[mlpack] Parallel Stochastic Optimization Methods

Fri Mar 11 08:29:51 EST 2016

On Fri, Mar 11, 2016 at 06:40:57PM +0530, Lokesh Jain wrote:
> Hi
> 
> I am Lokesh Jain, 4th year undergraduate B.E(Hons.) Computer Science and
> M.Sc.(Hons.) Mathematics student at BITS Pilani, India. I am interested in
> the project Parallel Stochastic Optimization Methods. I have worked over
> projects on OpenMP, PThreads, MPI and CUDA. I had a doubt about the kind of
> parallelism expected in the algorithm as in Stochastic Gradient Descent
> there is a dependency in weights. The weights to be updated for one
> training example depend on the updated weights from the previous training
> example. So how do we parallelize the algorithm in terms of the iterations
> over the training set?

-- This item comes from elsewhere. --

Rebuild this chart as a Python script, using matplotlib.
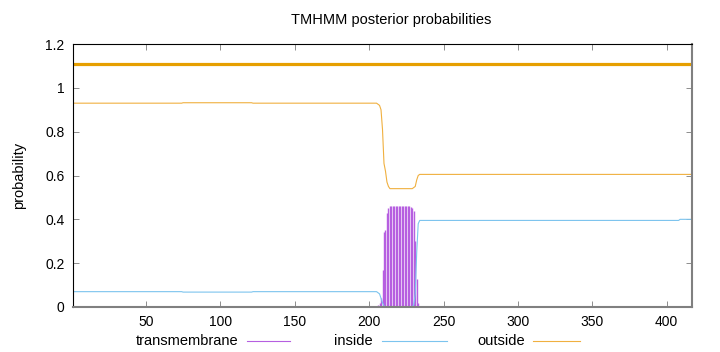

Do we parallelize the algorithm in terms of step
> size as different threads running the algorithm for different step size?

Hi Lokesh,

You are right that parallelizing SGD directly might have problems
because of weight dependencies.  But there are other parallelized SGD
variants which are able to work around this.  For an example, you should
check out the Hogwild! paper:

http://papers.nips.cc/paper/4390-hogwild-a-lock-free-approach-to-parallelizing-stochastic-gradient-descent.pdf

I hope this is helpful.

Thanks,

Ryan

-- 
Ryan Curtin    | "He takes such wonderful pictures with
ryan at ratml.org | his paws."  - Radio man